→ Written request:
Check each line of the material below, and copy it if it holds the string "matplotlib".

→ Input material:
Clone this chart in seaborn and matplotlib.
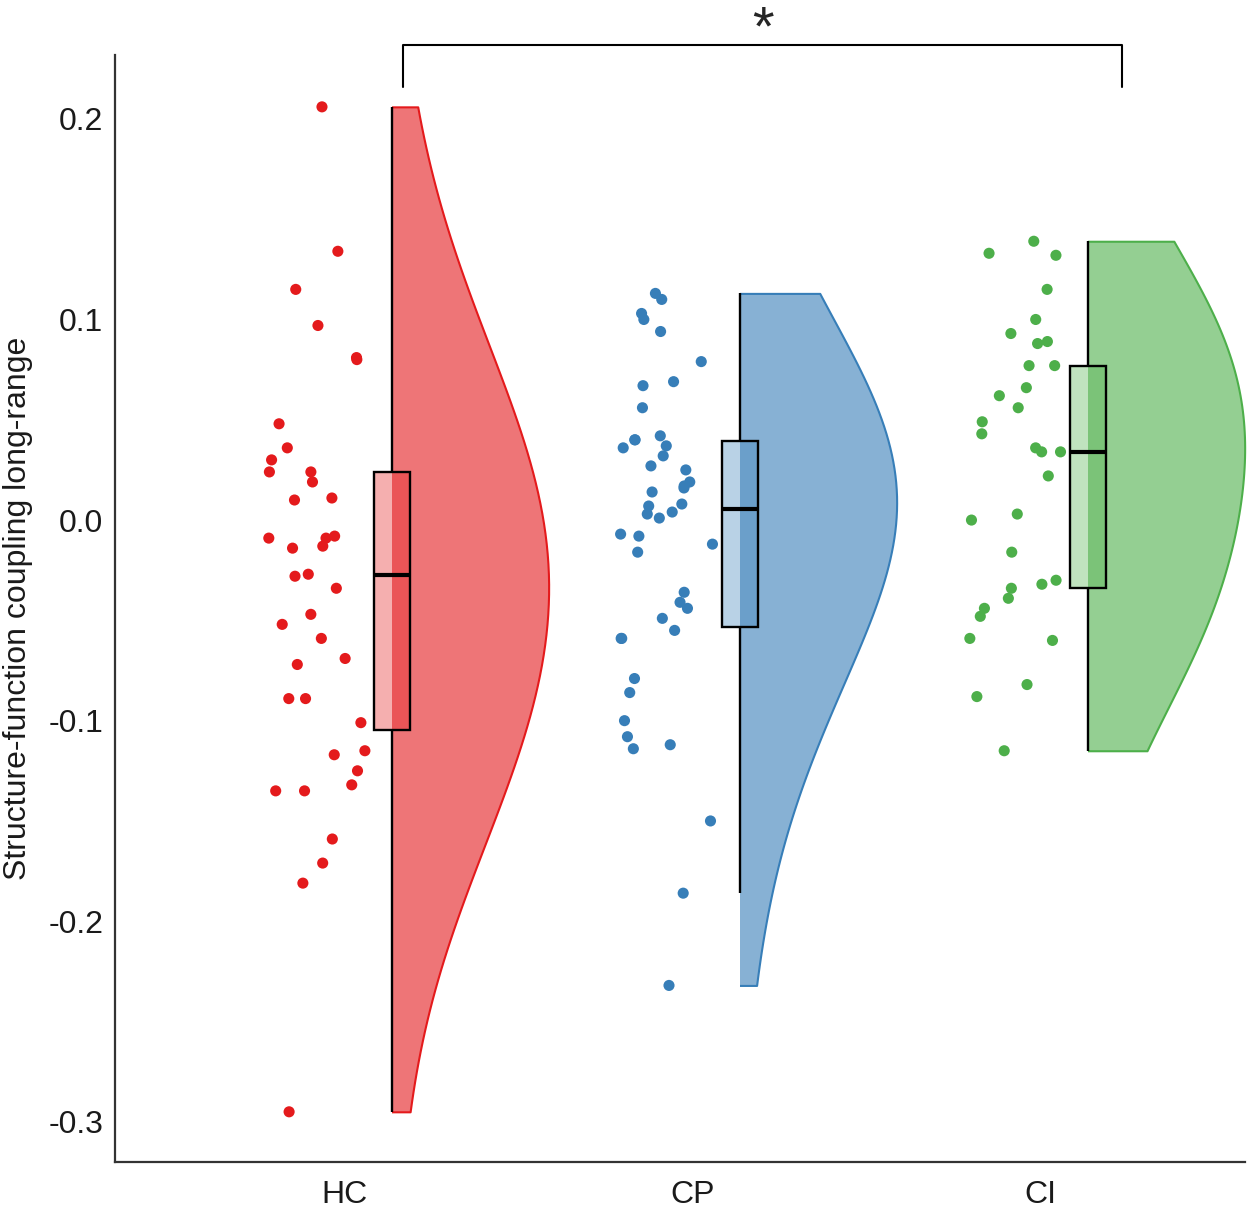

---

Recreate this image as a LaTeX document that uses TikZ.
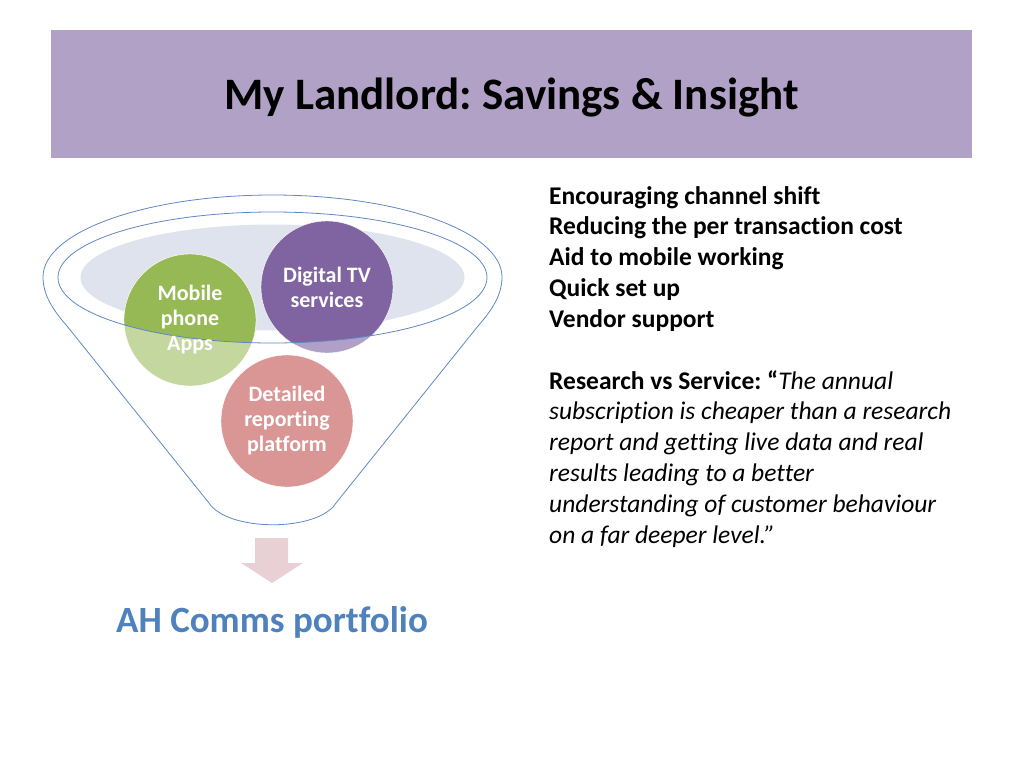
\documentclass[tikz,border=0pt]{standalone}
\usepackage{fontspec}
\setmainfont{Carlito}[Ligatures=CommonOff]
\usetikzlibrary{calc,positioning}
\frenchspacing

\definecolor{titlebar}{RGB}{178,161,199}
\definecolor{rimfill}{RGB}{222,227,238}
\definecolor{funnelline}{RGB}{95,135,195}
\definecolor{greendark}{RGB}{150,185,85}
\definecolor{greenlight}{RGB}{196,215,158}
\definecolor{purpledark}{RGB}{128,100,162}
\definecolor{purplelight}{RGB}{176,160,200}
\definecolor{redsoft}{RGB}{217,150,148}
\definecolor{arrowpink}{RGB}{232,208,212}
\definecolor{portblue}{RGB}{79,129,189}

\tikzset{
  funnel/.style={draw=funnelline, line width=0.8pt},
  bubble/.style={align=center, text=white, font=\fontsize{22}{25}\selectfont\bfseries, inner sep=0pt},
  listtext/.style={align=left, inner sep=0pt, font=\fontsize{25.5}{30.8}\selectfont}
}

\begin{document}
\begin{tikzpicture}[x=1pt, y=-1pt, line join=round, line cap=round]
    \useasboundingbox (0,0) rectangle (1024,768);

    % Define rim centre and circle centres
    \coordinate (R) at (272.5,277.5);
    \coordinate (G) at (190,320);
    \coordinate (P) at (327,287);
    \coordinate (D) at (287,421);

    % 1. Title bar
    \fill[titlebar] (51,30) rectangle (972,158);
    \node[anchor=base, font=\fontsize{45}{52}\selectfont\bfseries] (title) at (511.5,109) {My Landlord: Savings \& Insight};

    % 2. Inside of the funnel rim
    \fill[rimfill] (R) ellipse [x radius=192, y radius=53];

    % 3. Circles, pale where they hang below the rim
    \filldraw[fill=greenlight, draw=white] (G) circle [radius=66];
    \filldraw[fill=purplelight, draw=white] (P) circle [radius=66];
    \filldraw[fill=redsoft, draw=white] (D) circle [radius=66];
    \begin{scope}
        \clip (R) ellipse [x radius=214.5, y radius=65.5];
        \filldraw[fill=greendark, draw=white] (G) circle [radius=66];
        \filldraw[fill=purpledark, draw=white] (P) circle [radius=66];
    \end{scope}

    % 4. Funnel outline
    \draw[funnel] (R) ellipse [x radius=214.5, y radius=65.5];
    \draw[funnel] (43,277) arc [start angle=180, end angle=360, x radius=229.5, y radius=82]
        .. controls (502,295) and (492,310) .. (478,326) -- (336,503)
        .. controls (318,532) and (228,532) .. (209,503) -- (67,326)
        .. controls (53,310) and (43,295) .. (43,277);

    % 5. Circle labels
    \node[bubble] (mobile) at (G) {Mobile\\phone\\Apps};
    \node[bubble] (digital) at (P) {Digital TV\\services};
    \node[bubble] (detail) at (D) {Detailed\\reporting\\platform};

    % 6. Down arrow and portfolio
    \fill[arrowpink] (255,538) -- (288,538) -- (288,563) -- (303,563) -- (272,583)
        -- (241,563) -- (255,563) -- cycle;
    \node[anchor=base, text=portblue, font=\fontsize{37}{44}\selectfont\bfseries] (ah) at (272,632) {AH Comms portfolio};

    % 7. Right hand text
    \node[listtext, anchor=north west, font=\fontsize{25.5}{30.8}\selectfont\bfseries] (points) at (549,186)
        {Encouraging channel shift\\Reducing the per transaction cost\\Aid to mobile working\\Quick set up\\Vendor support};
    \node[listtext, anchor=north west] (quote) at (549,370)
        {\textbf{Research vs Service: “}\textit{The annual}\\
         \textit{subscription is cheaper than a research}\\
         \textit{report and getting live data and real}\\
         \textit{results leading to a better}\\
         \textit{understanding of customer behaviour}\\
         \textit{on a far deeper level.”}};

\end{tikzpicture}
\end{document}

* * *

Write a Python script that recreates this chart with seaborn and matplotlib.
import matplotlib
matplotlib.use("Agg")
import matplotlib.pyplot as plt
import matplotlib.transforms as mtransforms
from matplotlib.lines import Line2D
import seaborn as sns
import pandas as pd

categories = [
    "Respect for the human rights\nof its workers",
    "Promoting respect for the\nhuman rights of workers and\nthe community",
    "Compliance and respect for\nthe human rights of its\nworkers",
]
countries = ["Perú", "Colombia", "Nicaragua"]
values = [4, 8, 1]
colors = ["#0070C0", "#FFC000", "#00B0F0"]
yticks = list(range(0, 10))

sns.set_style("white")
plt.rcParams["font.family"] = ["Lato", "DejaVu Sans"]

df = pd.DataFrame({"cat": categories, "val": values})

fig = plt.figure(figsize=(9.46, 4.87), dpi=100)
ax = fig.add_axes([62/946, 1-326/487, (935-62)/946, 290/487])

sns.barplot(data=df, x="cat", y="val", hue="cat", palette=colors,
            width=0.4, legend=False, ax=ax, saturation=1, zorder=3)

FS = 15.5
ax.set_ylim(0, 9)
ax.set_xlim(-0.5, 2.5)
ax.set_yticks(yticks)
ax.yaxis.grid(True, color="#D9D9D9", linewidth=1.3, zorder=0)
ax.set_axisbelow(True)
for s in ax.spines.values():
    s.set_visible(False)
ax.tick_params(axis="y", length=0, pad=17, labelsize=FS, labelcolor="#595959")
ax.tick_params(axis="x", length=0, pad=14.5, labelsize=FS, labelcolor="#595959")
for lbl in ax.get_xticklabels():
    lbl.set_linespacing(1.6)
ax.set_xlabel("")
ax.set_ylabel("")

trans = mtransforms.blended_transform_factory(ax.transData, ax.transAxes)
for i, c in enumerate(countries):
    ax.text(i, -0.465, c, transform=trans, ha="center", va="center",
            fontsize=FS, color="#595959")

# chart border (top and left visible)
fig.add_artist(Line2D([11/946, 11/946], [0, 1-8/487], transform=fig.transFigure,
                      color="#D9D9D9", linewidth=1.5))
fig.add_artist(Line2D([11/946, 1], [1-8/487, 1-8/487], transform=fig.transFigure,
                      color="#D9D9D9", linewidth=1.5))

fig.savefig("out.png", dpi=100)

→ Exercise output:
Clone this chart in seaborn and matplotlib.
Write a Python script that recreates this chart with seaborn and matplotlib.
import matplotlib
matplotlib.use("Agg")
import matplotlib.pyplot as plt
import matplotlib.transforms as mtransforms
from matplotlib.lines import Line2D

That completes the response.